Кровать повернула, проехала немного, задела за стену и въехала в маленькую палату с тремя кроватями. На койке у окна сидел человек в пижаме, висящей на нем, как на скелете, справа лежал человек, который непрерывно стонал и жаловался, на чистую белую постель слева положили Омульского. Тот, что сидел у окна, встал, снял со спинки кровати палку и, опираясь на нее, медленно сделал несколько шагов, с трудом переставляя ноги. Задержался около Омульского, долго молча его рассматривал, потом вышел в коридор. Омульский остался в комнате один на один с человеком, лежащим справа, которого не видел, но слышал. Болезнь, отнявшая у Омульского голос и обездвижившая его тело, скомпенсировала ему эти утраты и обострила зрение и слух, особенно слух. Его ухо стало до боли восприимчивым к каждому, даже самому тихому шороху и самому отдаленному звуку. И надо же было именно ему, Омульскому, угодить аккурат сюда, и теперь он — что за издевательство! — не мог не слышать потока слов, исходящих из уст умирающего. Это была одна нескончаемая жалоба и одно сплошное богохульство.
— Ах, лучше б мне вообще не родиться, лучше б вообще не было того дня, когда я родился, лучше бы этот день обратился в ночь и его бы не было, не будь его, не было бы и меня, не будь меня, не пришлось бы мне пережить то, что я пережил, и ни видеть, ни слышать того, что я видел и слышал, ведь не будь меня, не было бы у меня ни жены, ни детей.

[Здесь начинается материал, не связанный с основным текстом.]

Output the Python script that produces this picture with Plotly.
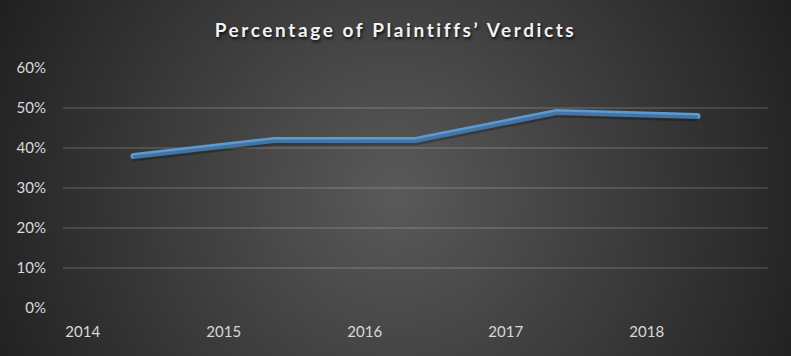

Если б я не родился, давно уже был бы там, куда только теперь должен идти, и зачем мне понадобилось жить, затем, чтобы смотреть на смерть моей жены Сары, моих деток Моисея, Евы и Рут, а не будь меня, то и их бы не было, и не пришлось бы мне сейчас их оплакивать и умирать самому, ведь если б я не родился, то и не умер бы. А теперь я умираю, и они еще раз умирают вместе со мной, и умирает всё, умирают мои слезы, моя скорбь, мое отчаяние, что они умерли, и всё это умирает еще раз. Лучше б я не родился, лучше б не было того дня, лучше б день тот обратился в ночь, а та ночь — еще в одну ночь, и еще одну, и меня бы не было, не пришлось бы мне ходить, учиться, петь, любить мою жену и детей, и пережить всё, и видеть, и слышать всё. Если б я не родился, то был бы там, куда иду, но не пришлось бы мне перед тем умирать, мучиться, плакать, если бы я не родился, я и не пережил бы ничего и не надо было бы помнить того, что я пережил. И сейчас не пришлось бы мучиться и плакать, и думать, что, когда я умру, никто не вспомнит ни обо мне, ни о моей жене, ни о моих детках…
Омульский вынужден был это слушать, поскольку был бездвижен и бессилен, как будто его связали веревками. Поток причитаний не иссякал, порой они затихали и превращались в монотонный стон, а потом усиливались почти до крика. Постоянно повторялись одни и те же слова, меняясь только местами в предложениях, как в бреду человека, который ничего не осознает или повредился рассудком. Тощий, с палкой, подойдя к двери, ведущей в коридор, говорил кому-то:
— Пан доцент сегодня здесь?
— Здесь, в десять будет обход.
— Вкололи бы этому старому еврею укол какой или еще что, чтобы заснул спокойно.
— И не стыдно вам?
— Он глухой, не слышит. Я так говорю, потому что больно уж он убивается, свихнуться можно, так страшно слушать.